At 8.45 that morning, after a few hours' sleep, he was in his new office on the 34th floor of the North Tower of the World Trade Center. Minutes after the first plane struck, he was seen outside co-ordinating rescue efforts.
I am certain that, when the second plane crashed into South Tower, he knew who was responsible. Only two weeks before, he had shared a premonition with a friend that Bin Laden would not stop until he brought down the twin towers.
Witnesses last saw JP rushing into the South Tower before it collapsed. His body was found in the rubble five days later.

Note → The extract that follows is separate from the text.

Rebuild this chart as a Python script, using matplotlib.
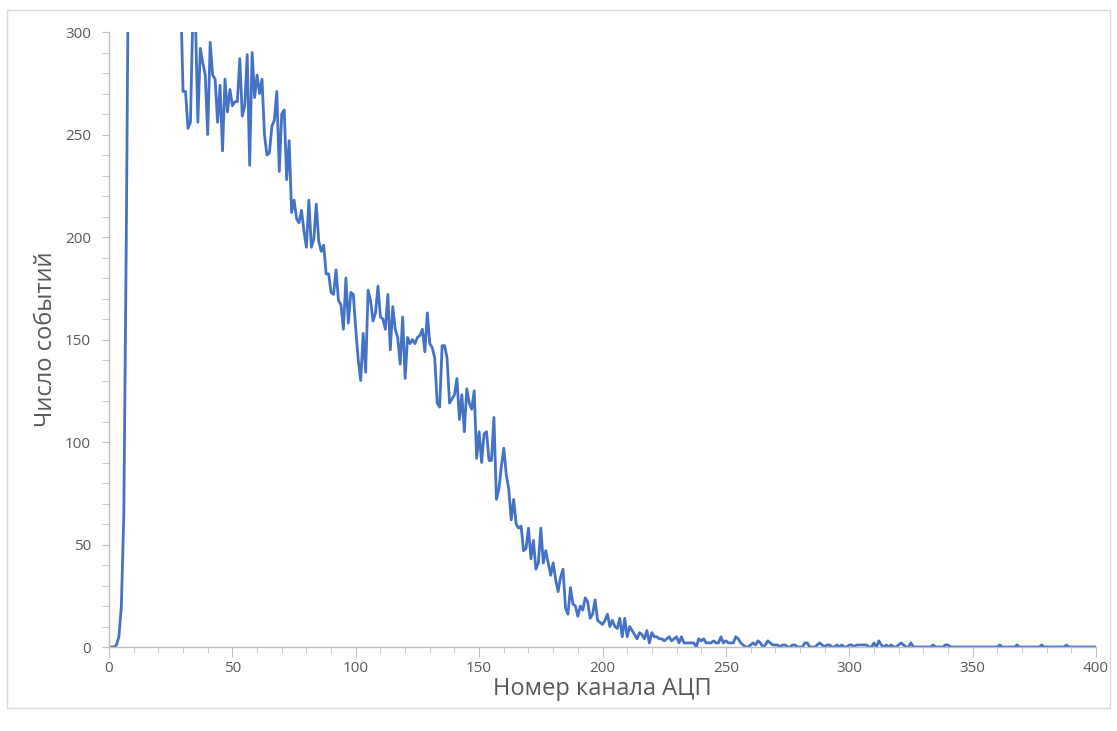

I watched the nightmarish attack unfold live on television and sensed I would not see my friend again. On hearing, five days later, that his body had been recovered from the rubble, I unearthed his business card and it has remained in my wallet ever since.
It is a reminder of our good times together and of a brave Irish-American, who sacrificed his life for the security of his country.
Fate weaves a strange web, because I have another reason to remember 9/11. Hours after the towers came down, the Sunday World journalist, Martin O'Hagan, rang me to ask if I was okay. I assured him I was, but I recall telling him to be careful about his personal security.
Perhaps the attacks in Manhattan had suddenly brought home to me the dangers back in Northern Ireland. Sadly, Martin was shot dead 19 days later while walking home after an evening spent with his wife in a Lurgan pub.
Nowadays, when I think of 9/11, I am reminded of those two victims of terror and the thousands of others who died in New York that day and throughout the Troubles on the island of Ireland.